● **Work to complete**
Quote the records exactly, starting at the first line and stopping after the line with "plt.rcParams['mathtext.fontset'] = 'cm'"; skip the pictures.

◇ ◇ ◇ ◇ ◇

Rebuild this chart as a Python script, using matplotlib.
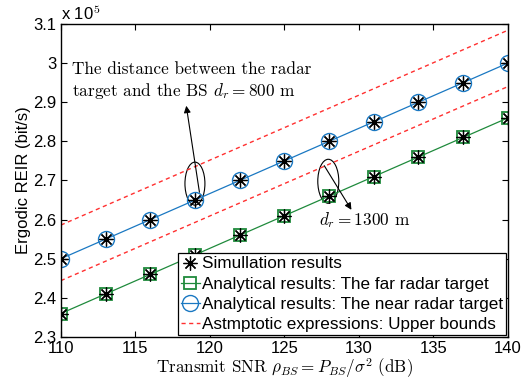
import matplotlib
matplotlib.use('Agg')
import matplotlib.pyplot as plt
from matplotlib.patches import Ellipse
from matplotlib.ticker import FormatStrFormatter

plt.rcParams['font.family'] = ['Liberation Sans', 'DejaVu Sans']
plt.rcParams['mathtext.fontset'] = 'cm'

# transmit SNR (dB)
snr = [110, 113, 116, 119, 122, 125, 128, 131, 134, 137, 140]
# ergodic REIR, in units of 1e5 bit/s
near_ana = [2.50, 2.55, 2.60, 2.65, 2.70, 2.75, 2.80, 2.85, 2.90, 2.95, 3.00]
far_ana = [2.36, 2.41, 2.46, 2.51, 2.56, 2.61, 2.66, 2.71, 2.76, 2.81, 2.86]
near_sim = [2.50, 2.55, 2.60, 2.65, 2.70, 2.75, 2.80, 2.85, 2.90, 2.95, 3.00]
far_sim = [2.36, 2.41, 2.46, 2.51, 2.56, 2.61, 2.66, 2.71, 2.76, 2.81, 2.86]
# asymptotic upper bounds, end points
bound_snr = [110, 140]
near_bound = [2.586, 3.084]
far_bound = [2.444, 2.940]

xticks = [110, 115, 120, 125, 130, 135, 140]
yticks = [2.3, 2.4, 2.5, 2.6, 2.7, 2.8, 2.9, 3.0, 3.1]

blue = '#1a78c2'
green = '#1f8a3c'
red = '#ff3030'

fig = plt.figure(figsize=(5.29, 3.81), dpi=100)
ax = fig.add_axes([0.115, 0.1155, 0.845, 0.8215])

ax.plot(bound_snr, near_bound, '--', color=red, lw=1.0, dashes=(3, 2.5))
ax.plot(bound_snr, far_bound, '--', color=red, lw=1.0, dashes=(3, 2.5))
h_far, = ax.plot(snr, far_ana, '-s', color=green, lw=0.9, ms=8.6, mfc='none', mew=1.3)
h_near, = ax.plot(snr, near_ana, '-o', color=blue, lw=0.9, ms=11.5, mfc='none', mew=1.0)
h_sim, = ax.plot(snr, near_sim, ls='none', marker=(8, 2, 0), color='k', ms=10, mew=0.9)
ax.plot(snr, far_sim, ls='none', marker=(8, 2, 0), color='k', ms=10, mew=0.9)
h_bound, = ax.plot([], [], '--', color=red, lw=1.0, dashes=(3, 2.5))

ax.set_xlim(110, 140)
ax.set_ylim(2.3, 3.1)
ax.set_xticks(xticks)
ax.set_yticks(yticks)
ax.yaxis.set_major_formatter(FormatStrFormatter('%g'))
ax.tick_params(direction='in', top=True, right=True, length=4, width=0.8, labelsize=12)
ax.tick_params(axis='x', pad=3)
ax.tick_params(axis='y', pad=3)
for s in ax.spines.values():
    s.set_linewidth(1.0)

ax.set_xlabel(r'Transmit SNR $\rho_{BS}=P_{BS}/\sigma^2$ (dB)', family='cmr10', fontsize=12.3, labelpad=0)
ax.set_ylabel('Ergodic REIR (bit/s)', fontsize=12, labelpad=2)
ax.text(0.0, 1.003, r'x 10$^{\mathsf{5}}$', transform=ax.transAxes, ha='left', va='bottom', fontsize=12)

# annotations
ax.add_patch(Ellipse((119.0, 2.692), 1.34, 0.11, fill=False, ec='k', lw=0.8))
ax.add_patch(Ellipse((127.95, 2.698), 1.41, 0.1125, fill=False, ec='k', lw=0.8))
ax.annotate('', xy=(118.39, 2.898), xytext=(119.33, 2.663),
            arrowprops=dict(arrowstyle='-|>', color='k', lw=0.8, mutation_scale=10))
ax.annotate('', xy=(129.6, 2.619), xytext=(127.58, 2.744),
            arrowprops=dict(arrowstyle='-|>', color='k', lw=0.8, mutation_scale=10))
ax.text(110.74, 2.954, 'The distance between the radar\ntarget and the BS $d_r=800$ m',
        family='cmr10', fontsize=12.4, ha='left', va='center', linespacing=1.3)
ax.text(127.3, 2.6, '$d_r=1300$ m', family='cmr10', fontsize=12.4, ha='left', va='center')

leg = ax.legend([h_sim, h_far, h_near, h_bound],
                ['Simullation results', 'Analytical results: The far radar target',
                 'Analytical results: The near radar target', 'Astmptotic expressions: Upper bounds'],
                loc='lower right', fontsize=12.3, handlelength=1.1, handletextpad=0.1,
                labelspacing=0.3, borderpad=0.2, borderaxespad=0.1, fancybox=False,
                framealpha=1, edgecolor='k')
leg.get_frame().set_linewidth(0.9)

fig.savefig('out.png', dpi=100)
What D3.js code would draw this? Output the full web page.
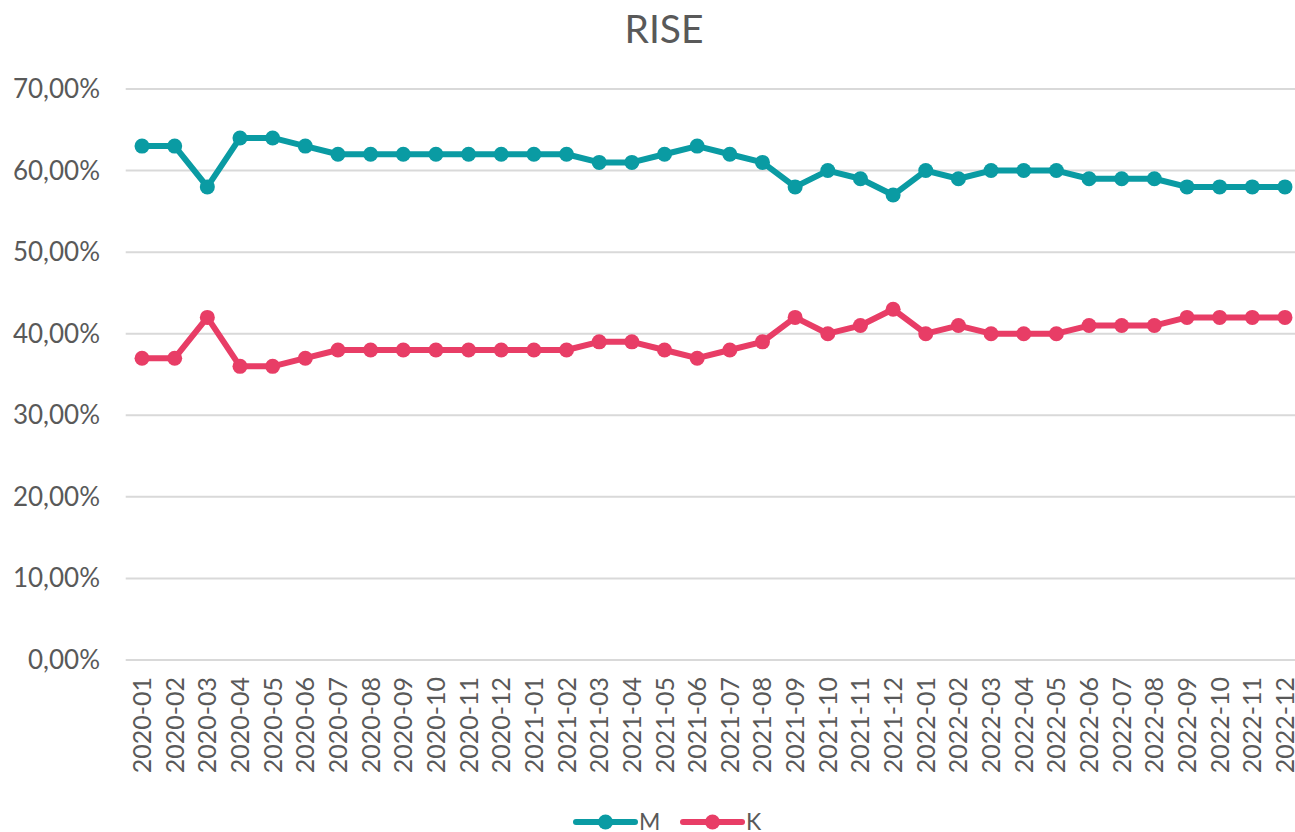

◇ ◇ ◇ ◇ ◇

● **Solved problem**
Rebuild this chart as a Python script, using matplotlib.
import matplotlib
matplotlib.use('Agg')
import matplotlib.pyplot as plt
from matplotlib.patches import Ellipse
from matplotlib.ticker import FormatStrFormatter

plt.rcParams['font.family'] = ['Liberation Sans', 'DejaVu Sans']
plt.rcParams['mathtext.fontset'] = 'cm'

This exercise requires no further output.